Set problem -
Please transcribe the data below exactly. Leave the pictures out.

Given information -

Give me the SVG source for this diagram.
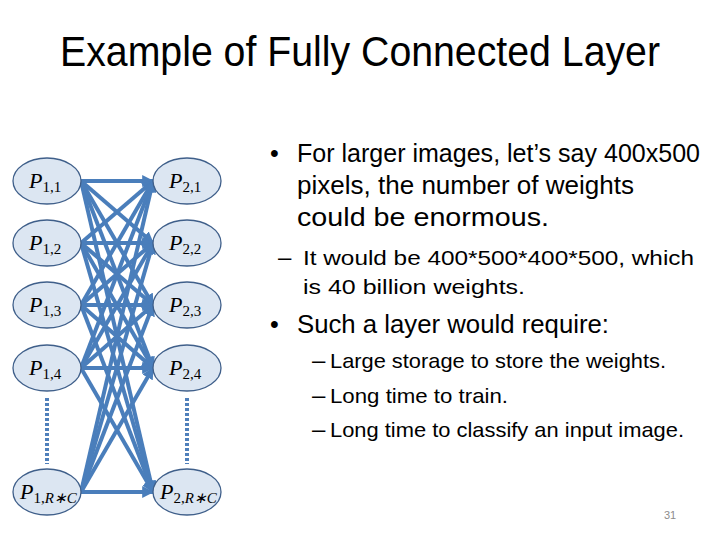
<svg xmlns="http://www.w3.org/2000/svg" width="720" height="540" viewBox="0 0 720 540">
<style>
.title{font-family:"Liberation Sans",Arial,sans-serif;font-size:43px;fill:#000}
.b1{font-family:"Liberation Sans",Arial,sans-serif;font-size:25px;fill:#000}
.b2{font-family:"Liberation Sans",Arial,sans-serif;font-size:21px;fill:#000}
.dash{font-family:"Liberation Sans",Arial,sans-serif;font-size:24px;fill:#000}
.pg{font-family:"Liberation Sans",Arial,sans-serif;font-size:11px;fill:#8c8c8c}
.node ellipse{fill:#dce6f2;stroke:#3f5f8a;stroke-width:1.3}
.lbl{font-family:"Liberation Serif","Times New Roman",serif;font-size:22px;fill:#000}
.lbl .p{font-style:italic}
.lbl .s{font-size:15px}
.lbl .si{font-size:15px;font-style:italic}
.edges line{stroke:#4a7ebb;stroke-width:4;marker-end:url(#ah)}
.dots{stroke:#4f7fba;stroke-width:4;stroke-dasharray:3 2}
</style>
<defs>
<marker id="ah" viewBox="0 0 10 10" refX="9" refY="5" markerWidth="3" markerHeight="3" orient="auto">
<path d="M0,0 L10,5 L0,10 z" fill="#4a7ebb"/>
</marker>
</defs>
<rect width="720" height="540" fill="#fff"/>
<text class="title" x="60" y="66" textLength="600" lengthAdjust="spacingAndGlyphs">Example of Fully Connected Layer</text>

<g class="edges" id="connectors">
<line x1="81" y1="181" x2="153" y2="181"/><line x1="81" y1="181" x2="153" y2="243"/><line x1="81" y1="181" x2="153" y2="305"/><line x1="81" y1="181" x2="153" y2="368"/><line x1="81" y1="181" x2="153" y2="492"/>
<line x1="81" y1="243" x2="153" y2="181"/><line x1="81" y1="243" x2="153" y2="243"/><line x1="81" y1="243" x2="153" y2="305"/><line x1="81" y1="243" x2="153" y2="368"/><line x1="81" y1="243" x2="153" y2="492"/>
<line x1="81" y1="305" x2="153" y2="181"/><line x1="81" y1="305" x2="153" y2="243"/><line x1="81" y1="305" x2="153" y2="305"/><line x1="81" y1="305" x2="153" y2="368"/><line x1="81" y1="305" x2="153" y2="492"/>
<line x1="81" y1="368" x2="153" y2="181"/><line x1="81" y1="368" x2="153" y2="243"/><line x1="81" y1="368" x2="153" y2="305"/><line x1="81" y1="368" x2="153" y2="368"/><line x1="81" y1="368" x2="153" y2="492"/>
<line x1="81" y1="492" x2="153" y2="181"/><line x1="81" y1="492" x2="153" y2="243"/><line x1="81" y1="492" x2="153" y2="305"/><line x1="81" y1="492" x2="153" y2="368"/><line x1="81" y1="492" x2="153" y2="492"/>
</g>
<line class="dots" x1="47" y1="398" x2="47" y2="464"/>
<line class="dots" x1="187" y1="398" x2="187" y2="464"/>

<g class="node" id="p11"><ellipse cx="47" cy="181" rx="34" ry="23"/><text class="lbl" x="29" y="188"><tspan class="p">P</tspan><tspan class="s" dy="4">1,1</tspan></text></g>
<g class="node" id="p12"><ellipse cx="47" cy="243" rx="34" ry="23"/><text class="lbl" x="29" y="250"><tspan class="p">P</tspan><tspan class="s" dy="4">1,2</tspan></text></g>
<g class="node" id="p13"><ellipse cx="47" cy="305" rx="34" ry="23"/><text class="lbl" x="29" y="312"><tspan class="p">P</tspan><tspan class="s" dy="4">1,3</tspan></text></g>
<g class="node" id="p14"><ellipse cx="47" cy="368" rx="34" ry="23"/><text class="lbl" x="29" y="375"><tspan class="p">P</tspan><tspan class="s" dy="4">1,4</tspan></text></g>
<g class="node" id="p1rc"><ellipse cx="47" cy="492" rx="34" ry="23"/><text class="lbl" x="20" y="499"><tspan class="p">P</tspan><tspan class="s" dy="4">1,</tspan><tspan class="si">R∗C</tspan></text></g>
<g class="node" id="p21"><ellipse cx="187" cy="181" rx="34" ry="23"/><text class="lbl" x="169" y="188"><tspan class="p">P</tspan><tspan class="s" dy="4">2,1</tspan></text></g>
<g class="node" id="p22"><ellipse cx="187" cy="243" rx="34" ry="23"/><text class="lbl" x="169" y="250"><tspan class="p">P</tspan><tspan class="s" dy="4">2,2</tspan></text></g>
<g class="node" id="p23"><ellipse cx="187" cy="305" rx="34" ry="23"/><text class="lbl" x="169" y="312"><tspan class="p">P</tspan><tspan class="s" dy="4">2,3</tspan></text></g>
<g class="node" id="p24"><ellipse cx="187" cy="368" rx="34" ry="23"/><text class="lbl" x="169" y="375"><tspan class="p">P</tspan><tspan class="s" dy="4">2,4</tspan></text></g>
<g class="node" id="p2rc"><ellipse cx="187" cy="492" rx="34" ry="23"/><text class="lbl" x="160" y="499"><tspan class="p">P</tspan><tspan class="s" dy="4">2,</tspan><tspan class="si">R∗C</tspan></text></g>

<text class="b1" x="270" y="162">•</text>
<text class="b1" x="297" y="162" textLength="403" lengthAdjust="spacingAndGlyphs">For larger images, let’s say 400x500</text>
<text class="b1" x="297" y="194" textLength="337" lengthAdjust="spacingAndGlyphs">pixels, the number of weights</text>
<text class="b1" x="297" y="226" textLength="252" lengthAdjust="spacingAndGlyphs">could be enormous.</text>
<text class="dash" x="278" y="265">–</text>
<text class="b2" x="303" y="265" textLength="391" lengthAdjust="spacingAndGlyphs">It would be 400*500*400*500, which</text>
<text class="b2" x="303" y="294" textLength="222" lengthAdjust="spacingAndGlyphs">is 40 billion weights.</text>
<text class="b1" x="270" y="333">•</text>
<text class="b1" x="297" y="333" textLength="312" lengthAdjust="spacingAndGlyphs">Such a layer would require:</text>
<text class="dash" x="312" y="368">–</text>
<text class="b2" x="330" y="368" textLength="336" lengthAdjust="spacingAndGlyphs">Large storage to store the weights.</text>
<text class="dash" x="312" y="403">–</text>
<text class="b2" x="330" y="403" textLength="178" lengthAdjust="spacingAndGlyphs">Long time to train.</text>
<text class="dash" x="312" y="437">–</text>
<text class="b2" x="330" y="437" textLength="354" lengthAdjust="spacingAndGlyphs">Long time to classify an input image.</text>
<text class="pg" x="664" y="519">31</text>
</svg>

Reply to the task -
Give me the SVG source for this diagram.
<svg xmlns="http://www.w3.org/2000/svg" width="720" height="540" viewBox="0 0 720 540">
<style>
.title{font-family:"Liberation Sans",Arial,sans-serif;font-size:43px;fill:#000}
.b1{font-family:"Liberation Sans",Arial,sans-serif;font-size:25px;fill:#000}
.b2{font-family:"Liberation Sans",Arial,sans-serif;font-size:21px;fill:#000}
.dash{font-family:"Liberation Sans",Arial,sans-serif;font-size:24px;fill:#000}
.pg{font-family:"Liberation Sans",Arial,sans-serif;font-size:11px;fill:#8c8c8c}
.node ellipse{fill:#dce6f2;stroke:#3f5f8a;stroke-width:1.3}
.lbl{font-family:"Liberation Serif","Times New Roman",serif;font-size:22px;fill:#000}
.lbl .p{font-style:italic}
.lbl .s{font-size:15px}
.lbl .si{font-size:15px;font-style:italic}
.edges line{stroke:#4a7ebb;stroke-width:4;marker-end:url(#ah)}
.dots{stroke:#4f7fba;stroke-width:4;stroke-dasharray:3 2}
</style>
<defs>
<marker id="ah" viewBox="0 0 10 10" refX="9" refY="5" markerWidth="3" markerHeight="3" orient="auto">
<path d="M0,0 L10,5 L0,10 z" fill="#4a7ebb"/>
</marker>
</defs>
<rect width="720" height="540" fill="#fff"/>
<text class="title" x="60" y="66" textLength="600" lengthAdjust="spacingAndGlyphs">Example of Fully Connected Layer</text>

<g class="edges" id="connectors">
<line x1="81" y1="181" x2="153" y2="181"/><line x1="81" y1="181" x2="153" y2="243"/><line x1="81" y1="181" x2="153" y2="305"/><line x1="81" y1="181" x2="153" y2="368"/><line x1="81" y1="181" x2="153" y2="492"/>
<line x1="81" y1="243" x2="153" y2="181"/><line x1="81" y1="243" x2="153" y2="243"/><line x1="81" y1="243" x2="153" y2="305"/><line x1="81" y1="243" x2="153" y2="368"/><line x1="81" y1="243" x2="153" y2="492"/>
<line x1="81" y1="305" x2="153" y2="181"/><line x1="81" y1="305" x2="153" y2="243"/><line x1="81" y1="305" x2="153" y2="305"/><line x1="81" y1="305" x2="153" y2="368"/><line x1="81" y1="305" x2="153" y2="492"/>
<line x1="81" y1="368" x2="153" y2="181"/><line x1="81" y1="368" x2="153" y2="243"/><line x1="81" y1="368" x2="153" y2="305"/><line x1="81" y1="368" x2="153" y2="368"/><line x1="81" y1="368" x2="153" y2="492"/>
<line x1="81" y1="492" x2="153" y2="181"/><line x1="81" y1="492" x2="153" y2="243"/><line x1="81" y1="492" x2="153" y2="305"/><line x1="81" y1="492" x2="153" y2="368"/><line x1="81" y1="492" x2="153" y2="492"/>
</g>
<line class="dots" x1="47" y1="398" x2="47" y2="464"/>
<line class="dots" x1="187" y1="398" x2="187" y2="464"/>

<g class="node" id="p11"><ellipse cx="47" cy="181" rx="34" ry="23"/><text class="lbl" x="29" y="188"><tspan class="p">P</tspan><tspan class="s" dy="4">1,1</tspan></text></g>
<g class="node" id="p12"><ellipse cx="47" cy="243" rx="34" ry="23"/><text class="lbl" x="29" y="250"><tspan class="p">P</tspan><tspan class="s" dy="4">1,2</tspan></text></g>
<g class="node" id="p13"><ellipse cx="47" cy="305" rx="34" ry="23"/><text class="lbl" x="29" y="312"><tspan class="p">P</tspan><tspan class="s" dy="4">1,3</tspan></text></g>
<g class="node" id="p14"><ellipse cx="47" cy="368" rx="34" ry="23"/><text class="lbl" x="29" y="375"><tspan class="p">P</tspan><tspan class="s" dy="4">1,4</tspan></text></g>
<g class="node" id="p1rc"><ellipse cx="47" cy="492" rx="34" ry="23"/><text class="lbl" x="20" y="499"><tspan class="p">P</tspan><tspan class="s" dy="4">1,</tspan><tspan class="si">R∗C</tspan></text></g>
<g class="node" id="p21"><ellipse cx="187" cy="181" rx="34" ry="23"/><text class="lbl" x="169" y="188"><tspan class="p">P</tspan><tspan class="s" dy="4">2,1</tspan></text></g>
<g class="node" id="p22"><ellipse cx="187" cy="243" rx="34" ry="23"/><text class="lbl" x="169" y="250"><tspan class="p">P</tspan><tspan class="s" dy="4">2,2</tspan></text></g>
<g class="node" id="p23"><ellipse cx="187" cy="305" rx="34" ry="23"/><text class="lbl" x="169" y="312"><tspan class="p">P</tspan><tspan class="s" dy="4">2,3</tspan></text></g>
<g class="node" id="p24"><ellipse cx="187" cy="368" rx="34" ry="23"/><text class="lbl" x="169" y="375"><tspan class="p">P</tspan><tspan class="s" dy="4">2,4</tspan></text></g>
<g class="node" id="p2rc"><ellipse cx="187" cy="492" rx="34" ry="23"/><text class="lbl" x="160" y="499"><tspan class="p">P</tspan><tspan class="s" dy="4">2,</tspan><tspan class="si">R∗C</tspan></text></g>

<text class="b1" x="270" y="162">•</text>
<text class="b1" x="297" y="162" textLength="403" lengthAdjust="spacingAndGlyphs">For larger images, let’s say 400x500</text>
<text class="b1" x="297" y="194" textLength="337" lengthAdjust="spacingAndGlyphs">pixels, the number of weights</text>
<text class="b1" x="297" y="226" textLength="252" lengthAdjust="spacingAndGlyphs">could be enormous.</text>
<text class="dash" x="278" y="265">–</text>
<text class="b2" x="303" y="265" textLength="391" lengthAdjust="spacingAndGlyphs">It would be 400*500*400*500, which</text>
<text class="b2" x="303" y="294" textLength="222" lengthAdjust="spacingAndGlyphs">is 40 billion weights.</text>
<text class="b1" x="270" y="333">•</text>
<text class="b1" x="297" y="333" textLength="312" lengthAdjust="spacingAndGlyphs">Such a layer would require:</text>
<text class="dash" x="312" y="368">–</text>
<text class="b2" x="330" y="368" textLength="336" lengthAdjust="spacingAndGlyphs">Large storage to store the weights.</text>
<text class="dash" x="312" y="403">–</text>
<text class="b2" x="330" y="403" textLength="178" lengthAdjust="spacingAndGlyphs">Long time to train.</text>
<text class="dash" x="312" y="437">–</text>
<text class="b2" x="330" y="437" textLength="354" lengthAdjust="spacingAndGlyphs">Long time to classify an input image.</text>
<text class="pg" x="664" y="519">31</text>
</svg>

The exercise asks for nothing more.